The arm members 903 support the stretching roller 95A on one side of the rotary shaft al of the stretching roller 95A and rotates in the direction of arrow A4 while a point C5 serves as a fulcrum. The direction in which the arm members 903 rotate contains a component in a direction normal to the intermediate transfer belt 90 in an area in which the stretching roller 95A stretches the intermediate transfer belt 90 (a component in the z-axis direction in FIGS. 6A and 6B) and a component in the direction in which the first transfer rollers 92 rotate as seen from the side on which the photoconductor drums 5 are disposed (a component in the y-axis direction in FIGS. 6A and 6B). When the arm members 903 rotate, the stretching roller 95A moves in the direction of arrow A6. The slide member 902A has a protruding portion s1 that makes contact with one end (an end that does not support the stretching roller 95A) of the arm members 903. The slide member 902A slides in the direction of arrow A5, so that the arm members 903 rotate in the direction of arrow A4. The slide member 902A causes, synchronously with the arm members 901Y, 901M, and 901C, the arm members 903 to rotate.

The locating member 904 extends from the side on which one of the ends of the stretching roller 95A is present toward the side on which the other one of the ends of the stretching roller 95A is present (i.e., from the frame 9A toward frame 9B) and is a member that determines the positions of the arm members 903. The locating member 904 comes into contact with the arm members 903 when the arm members 903 rotate and determines the positions of the arm members 903. An end of the locating member 904 on the side on which the frame 9B is disposed is supported by the adjusting member 905 (FIG. 6B), and an end (not illustrated) of the locating member 904 on the side on which the frame 9A is disposed is supported by the frame 9A so as not to move.

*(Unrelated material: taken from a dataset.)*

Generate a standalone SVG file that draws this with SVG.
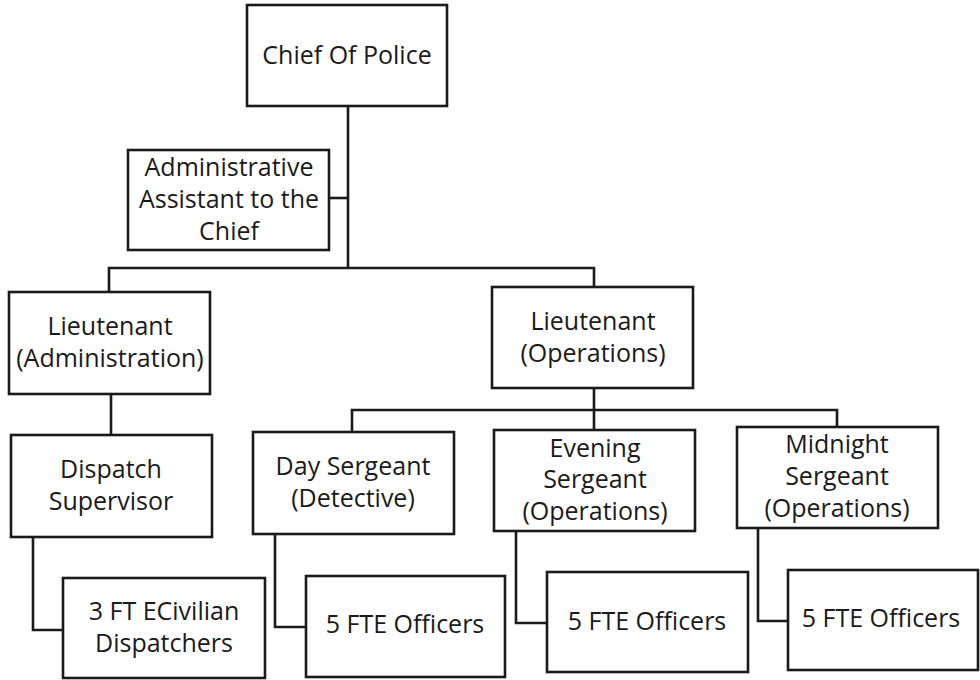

The adjusting member 905 is a member that adjusts the position of the end of the locating member 904 on the side on which the frame 9B is disposed. Note that the adjusting member 905 is not disposed on the side on which the frame 9A is disposed. The adjusting member 905 is screwed onto the frame 9B at a point C6 and a point C7. The adjusting member 905 moves the position of the end of the locating member 904 on the side on which the frame 9B is disposed in the direction of arrow A7 by rotating while the point C6 serves as a fulcrum and adjusts the position of the end of the locating member 904 on the side on which the frame 9B is disposed. The direction in which the end of the locating member 904 on the side on which the frame 9B is disposed is moved contains a component in the z-axis direction and a component in the y-axis direction.

For example, an operator who performs adjustment of skewing of the intermediate transfer belt 90 manually causes, while checking a scale m1, the adjusting member 905 to rotate. The scale m1 is formed on the frame 9B in such a manner as to allow the operator to recognize a rotation of the adjusting member 905. As described above, the end (not illustrated) of the locating member 904 on the side on which the frame 9A is disposed is supported by the frame 9A so as not to move. Therefore, when the end of the locating member 904 on the side on which the frame 9B is disposed is moved as a result of the adjusting member 905 being rotated, an axial direction of the locating member 904 changes. When the axial direction of the locating member 904 changes, the locating member 904 makes contact with the arm members 903 at a position on the side on which the frame 9A is disposed and a different position on the side on which the frame 9B is disposed on a yz plane, and a difference occurs between a rotation amount of one of the arm members 903 (not illustrated) on the side on which the frame 9A is disposed and a rotation amount of the other one of the arm members 903 on the side on which the frame 9B is disposed. The difference in rotation amount causes a difference between an amount of movement of the stretching roller 95A in the direction of arrow A6 caused by the arm member 903 on the side on which the frame 9A is disposed and an amount of movement of the stretching roller 95A in the direction of arrow A6 caused by the arm member 903 on the side on which the frame 9B is disposed, and the direction of the rotary shaft al of the stretching roller 95A changes. In other words, the relative positions of an end of the rotary shaft al of the stretching roller 95A on the side on which the frame 9A is disposed and an end of the rotary shaft al of the stretching roller 95A on the side on which the frame 9B is disposed change. As a result, a direction in which the intermediate transfer belt 90 is transported by the stretching roller 95A changes, and the intermediate transfer belt 90 is prevented from being skewed.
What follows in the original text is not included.